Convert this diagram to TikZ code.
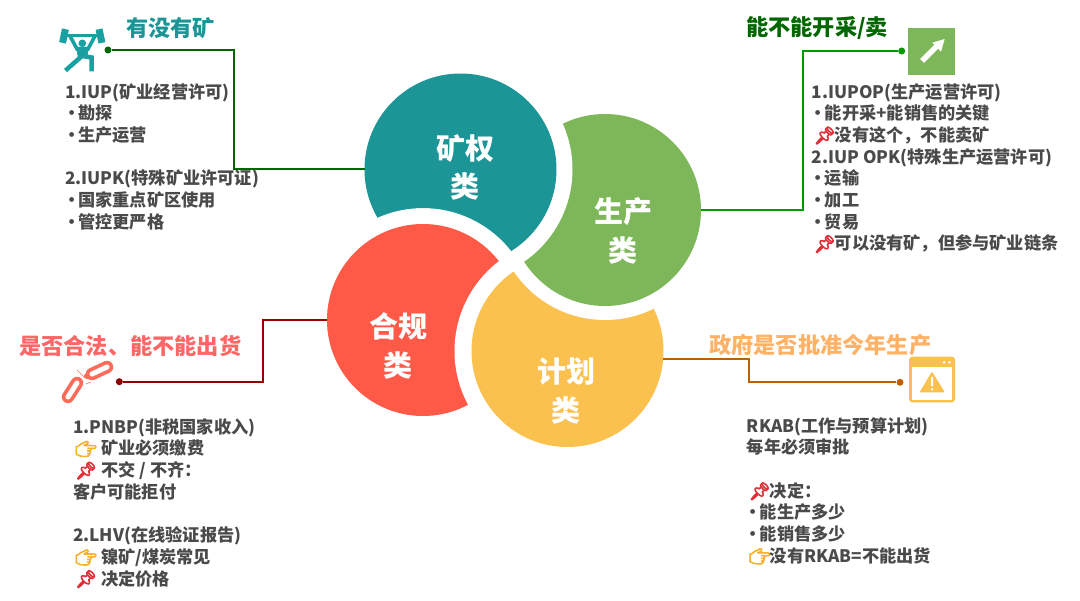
\documentclass[tikz,border=0pt]{standalone}
\usepackage{fontspec}
\setmainfont{Noto Sans CJK SC}
\newfontfamily\emojifont[FakeBold=5]{Noto Emoji}
\usepackage{tikz}
\usetikzlibrary{arrows.meta, positioning, calc}
\definecolor{kqfill}{HTML}{1C9596}
\definecolor{scfill}{HTML}{7DB759}
\definecolor{hgfill}{HTML}{FF5A48}
\definecolor{jhfill}{HTML}{FBC14F}
\definecolor{bodytxt}{HTML}{4A4A4A}
\definecolor{pincol}{HTML}{E0303A}
\definecolor{handcol}{HTML}{F5B02E}
\newcommand{\bul}{\makebox[13pt][l]{\hspace{-2pt}•}}
\newcommand{\pinmark}[1]{\makebox[#1][l]{\hspace{2pt}{\emojifont\textcolor{pincol}{📌}}}}
\newcommand{\handmark}[1]{\makebox[#1][l]{\hspace{2pt}{\emojifont\textcolor{handcol}{👉}}}}

\begin{document}
\begin{tikzpicture}[
                x=1pt, y=-1pt,
                petal/.style={circle, minimum size=192pt, inner sep=0pt, outer sep=0pt},
                lab/.style={align=center, text=white, font=\fontsize{29}{38.5}\selectfont\bfseries},
                head/.style={anchor=west, inner sep=0pt, font=\fontsize{22.2}{26}\selectfont\bfseries},
                body/.style={anchor=north west, align=left, inner sep=0pt, text=bodytxt, font=\fontsize{17.2}{21.7}\selectfont\bfseries},
                link/.style={line width=2pt},
                dotmark/.style={circle, minimum size=7pt, inner sep=0pt}
            ]
            \useasboundingbox (0,0) rectangle (1080,601);
            % petals, each cut by the next one
            \node[petal, fill=kqfill] (kq) at (460.5,169.5) {};
            \fill[white] (423,320) circle (112);
            \node[petal, fill=hgfill] (hg) at (423,320) {};
            \fill[white] (567.5,351) circle (113);
            \node[petal, fill=jhfill] (jh) at (567.5,351) {};
            \fill[white] (605,210) circle (110);
            \node[petal, fill=scfill] (sc) at (605,210) {};
            \begin{scope}[even odd rule]
                \clip (0,0) rectangle (1080,601) (423,320) circle (112);
                \fill[white] (kq.center) circle (112);
                \fill[kqfill] (kq.center) circle (96);
            \end{scope}

            \node[lab] (kqlab) at (465,167.5) {矿权\\类};
            \node[lab] (sclab) at (623,231) {生产\\类};
            \node[lab] (hglab) at (398,346) {合规\\类};
            \node[lab] (jhlab) at (566,391) {计划\\类};

            % connectors
            \node[dotmark, fill=green!40!black] (kqdot) at (108,50) {};
            \node[dotmark, fill=green!60!black] (scdot) at (901.7,51) {};
            \node[dotmark, fill=red!55!black] (hgdot) at (119.3,381.7) {};
            \node[dotmark, fill=orange!75!black] (jhdot) at (900,382.3) {};
            \coordinate (kqbend) at (234,100);
            \coordinate (scbend) at (802.7,100);
            \coordinate (hgbend) at (262.7,350);
            \coordinate (jhbend) at (749,370);
            \draw[link, draw=green!40!black] (kqdot) -| (kqbend) |- (kq.west);
            \draw[link, draw=green!60!black] (scdot) -| (scbend) |- (sc.east);
            \draw[link, draw=red!60!black] (hgdot) -| (hgbend) |- (hg.west);
            \draw[link, draw=orange!75!black] (jhdot) -| (jhbend) |- (jh.-5);

            % headings
            \node[head, text=kqfill] (kqhead) at (126,28) {有没有矿};
            \node[head, text=green!40!black] (schead) at (746,28) {能不能开采/卖};
            \node[head, text=red!60!white] (hghead) at (19,346) {是否合法、能不能出货};
            \node[head, text=orange!60!white] (jhhead) at (709,345) {政府是否批准今年生产};

            % texts
            \node[body] (kqtxt) at (65,83) {1.IUP(矿业经营许可)\\ \bul 勘探\\ \bul 生产运营\\[21.7pt]
                2.IUPK(特殊矿业许可证)\\ \bul 国家重点矿区使用\\ \bul 管控更严格};
            \node[body] (sctxt) at (811.7,83) {1.IUPOP(生产运营许可)\\ \bul 能开采+能销售的关键\\ \pinmark{23pt}没有这个，不能卖矿\\
                2.IUP OPK(特殊生产运营许可)\\ \bul 运输\\ \bul 加工\\ \bul 贸易\\ \pinmark{23pt}可以没有矿，但参与矿业链条};
            \node[body] (hgtxt) at (73,418) {1.PNBP(非税国家收入)\\ \handmark{28pt}矿业必须缴费\\ \pinmark{28pt}不交 / 不齐：\\ 客户可能拒付\\[21.7pt]
                2.LHV(在线验证报告)\\ \handmark{28pt}镍矿/煤炭常见\\ \pinmark{28pt}决定价格};
            \node[body] (jhtxt) at (746.7,417) {RKAB(工作与预算计划)\\ 每年必须审批\\[21.7pt]
                \pinmark{23pt}决定：\\ \bul 能生产多少\\ \bul 能销售多少\\ \handmark{23pt}没有RKAB=不能出货};

            % icons
            \begin{scope}[color=kqfill!90!cyan]
                \fill (82.3,43.3) circle (3.8);
                \draw[line width=2.2pt] (66,35.5) -- (100,35.5);
                \fill[rotate around={-12:(64,36)}] (60.5,29) rectangle (67.5,43);
                \fill[rotate around={12:(100.5,36)}] (97,29) rectangle (104,43);
                \draw[line width=3.6pt] (70,36) -- (77,49) -- (88,49) -- (95,36);
                \fill (76,47) -- (89,47) -- (87,58) -- (78,58) -- cycle;
                \draw[line width=4.5pt] (82,56) -- (65.5,70.5);
                \draw[line width=4.5pt] (83,56) -- (91.5,57.5) -- (91.5,71.5);
            \end{scope}
            \fill[scfill] (908.3,28.3) rectangle (955,75);
            \draw[white, line width=5.5pt] (922,61) -- (938,45);
            \fill[white] (944.7,39) -- (932.3,42.7) -- (941,51.7) -- cycle;
            \begin{scope}[color=hgfill!90!white]
                \draw[line width=12.5pt, line cap=round] (92,374) -- (107,367);
                \draw[white, line width=5pt, line cap=round] (92,374) -- (107,367);
                \draw[line width=12.5pt, line cap=round] (68,397) -- (77,383);
                \draw[white, line width=5pt, line cap=round] (68,397) -- (77,383);
                \fill (87,376) circle (3);
                \draw[line width=0.6pt] (77,370) -- (85,378) (86,384) -- (91,382);
            \end{scope}
            \fill[jhfill, rounded corners=3pt] (909,356.7) rectangle (955,402.3);
            \fill[white] (911.7,366.7) rectangle (952.3,400);
            \fill[white] (944,362.3) circle (1.3) (949.5,362.3) circle (1.3);
            \fill[jhfill, rounded corners=1pt] (932,371.5) -- (919.5,392.5) -- (945,392.5) -- cycle;
            \fill[white] (931,377) rectangle (933.2,386.5) (932.1,389.3) circle (1.2);
        \end{tikzpicture}
\end{document}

+++

Leave out all pictures, then copy the remaining material exactly.

**Result of this exercise:**
Convert this diagram to TikZ code.
\documentclass[tikz,border=0pt]{standalone}
\usepackage{fontspec}
\setmainfont{Noto Sans CJK SC}
\newfontfamily\emojifont[FakeBold=5]{Noto Emoji}
\usepackage{tikz}
\usetikzlibrary{arrows.meta, positioning, calc}
\definecolor{kqfill}{HTML}{1C9596}
\definecolor{scfill}{HTML}{7DB759}
\definecolor{hgfill}{HTML}{FF5A48}
\definecolor{jhfill}{HTML}{FBC14F}
\definecolor{bodytxt}{HTML}{4A4A4A}
\definecolor{pincol}{HTML}{E0303A}
\definecolor{handcol}{HTML}{F5B02E}
\newcommand{\bul}{\makebox[13pt][l]{\hspace{-2pt}•}}
\newcommand{\pinmark}[1]{\makebox[#1][l]{\hspace{2pt}{\emojifont\textcolor{pincol}{📌}}}}
\newcommand{\handmark}[1]{\makebox[#1][l]{\hspace{2pt}{\emojifont\textcolor{handcol}{👉}}}}

\begin{document}
\begin{tikzpicture}[
                x=1pt, y=-1pt,
                petal/.style={circle, minimum size=192pt, inner sep=0pt, outer sep=0pt},
                lab/.style={align=center, text=white, font=\fontsize{29}{38.5}\selectfont\bfseries},
                head/.style={anchor=west, inner sep=0pt, font=\fontsize{22.2}{26}\selectfont\bfseries},
                body/.style={anchor=north west, align=left, inner sep=0pt, text=bodytxt, font=\fontsize{17.2}{21.7}\selectfont\bfseries},
                link/.style={line width=2pt},
                dotmark/.style={circle, minimum size=7pt, inner sep=0pt}
            ]
            \useasboundingbox (0,0) rectangle (1080,601);
            % petals, each cut by the next one
            \node[petal, fill=kqfill] (kq) at (460.5,169.5) {};
            \fill[white] (423,320) circle (112);
            \node[petal, fill=hgfill] (hg) at (423,320) {};
            \fill[white] (567.5,351) circle (113);
            \node[petal, fill=jhfill] (jh) at (567.5,351) {};
            \fill[white] (605,210) circle (110);
            \node[petal, fill=scfill] (sc) at (605,210) {};
            \begin{scope}[even odd rule]
                \clip (0,0) rectangle (1080,601) (423,320) circle (112);
                \fill[white] (kq.center) circle (112);
                \fill[kqfill] (kq.center) circle (96);
            \end{scope}

            \node[lab] (kqlab) at (465,167.5) {矿权\\类};
            \node[lab] (sclab) at (623,231) {生产\\类};
            \node[lab] (hglab) at (398,346) {合规\\类};
            \node[lab] (jhlab) at (566,391) {计划\\类};

            % connectors
            \node[dotmark, fill=green!40!black] (kqdot) at (108,50) {};
            \node[dotmark, fill=green!60!black] (scdot) at (901.7,51) {};
            \node[dotmark, fill=red!55!black] (hgdot) at (119.3,381.7) {};
            \node[dotmark, fill=orange!75!black] (jhdot) at (900,382.3) {};
            \coordinate (kqbend) at (234,100);
            \coordinate (scbend) at (802.7,100);
            \coordinate (hgbend) at (262.7,350);
            \coordinate (jhbend) at (749,370);
            \draw[link, draw=green!40!black] (kqdot) -| (kqbend) |- (kq.west);
            \draw[link, draw=green!60!black] (scdot) -| (scbend) |- (sc.east);
            \draw[link, draw=red!60!black] (hgdot) -| (hgbend) |- (hg.west);
            \draw[link, draw=orange!75!black] (jhdot) -| (jhbend) |- (jh.-5);

            % headings
            \node[head, text=kqfill] (kqhead) at (126,28) {有没有矿};
            \node[head, text=green!40!black] (schead) at (746,28) {能不能开采/卖};
            \node[head, text=red!60!white] (hghead) at (19,346) {是否合法、能不能出货};
            \node[head, text=orange!60!white] (jhhead) at (709,345) {政府是否批准今年生产};

            % texts
            \node[body] (kqtxt) at (65,83) {1.IUP(矿业经营许可)\\ \bul 勘探\\ \bul 生产运营\\[21.7pt]
                2.IUPK(特殊矿业许可证)\\ \bul 国家重点矿区使用\\ \bul 管控更严格};
            \node[body] (sctxt) at (811.7,83) {1.IUPOP(生产运营许可)\\ \bul 能开采+能销售的关键\\ \pinmark{23pt}没有这个，不能卖矿\\
                2.IUP OPK(特殊生产运营许可)\\ \bul 运输\\ \bul 加工\\ \bul 贸易\\ \pinmark{23pt}可以没有矿，但参与矿业链条};
            \node[body] (hgtxt) at (73,418) {1.PNBP(非税国家收入)\\ \handmark{28pt}矿业必须缴费\\ \pinmark{28pt}不交 / 不齐：\\ 客户可能拒付\\[21.7pt]
                2.LHV(在线验证报告)\\ \handmark{28pt}镍矿/煤炭常见\\ \pinmark{28pt}决定价格};
            \node[body] (jhtxt) at (746.7,417) {RKAB(工作与预算计划)\\ 每年必须审批\\[21.7pt]
                \pinmark{23pt}决定：\\ \bul 能生产多少\\ \bul 能销售多少\\ \handmark{23pt}没有RKAB=不能出货};

            % icons
            \begin{scope}[color=kqfill!90!cyan]
                \fill (82.3,43.3) circle (3.8);
                \draw[line width=2.2pt] (66,35.5) -- (100,35.5);
                \fill[rotate around={-12:(64,36)}] (60.5,29) rectangle (67.5,43);
                \fill[rotate around={12:(100.5,36)}] (97,29) rectangle (104,43);
                \draw[line width=3.6pt] (70,36) -- (77,49) -- (88,49) -- (95,36);
                \fill (76,47) -- (89,47) -- (87,58) -- (78,58) -- cycle;
                \draw[line width=4.5pt] (82,56) -- (65.5,70.5);
                \draw[line width=4.5pt] (83,56) -- (91.5,57.5) -- (91.5,71.5);
            \end{scope}
            \fill[scfill] (908.3,28.3) rectangle (955,75);
            \draw[white, line width=5.5pt] (922,61) -- (938,45);
            \fill[white] (944.7,39) -- (932.3,42.7) -- (941,51.7) -- cycle;
            \begin{scope}[color=hgfill!90!white]
                \draw[line width=12.5pt, line cap=round] (92,374) -- (107,367);
                \draw[white, line width=5pt, line cap=round] (92,374) -- (107,367);
                \draw[line width=12.5pt, line cap=round] (68,397) -- (77,383);
                \draw[white, line width=5pt, line cap=round] (68,397) -- (77,383);
                \fill (87,376) circle (3);
                \draw[line width=0.6pt] (77,370) -- (85,378) (86,384) -- (91,382);
            \end{scope}
            \fill[jhfill, rounded corners=3pt] (909,356.7) rectangle (955,402.3);
            \fill[white] (911.7,366.7) rectangle (952.3,400);
            \fill[white] (944,362.3) circle (1.3) (949.5,362.3) circle (1.3);
            \fill[jhfill, rounded corners=1pt] (932,371.5) -- (919.5,392.5) -- (945,392.5) -- cycle;
            \fill[white] (931,377) rectangle (933.2,386.5) (932.1,389.3) circle (1.2);
        \end{tikzpicture}
\end{document}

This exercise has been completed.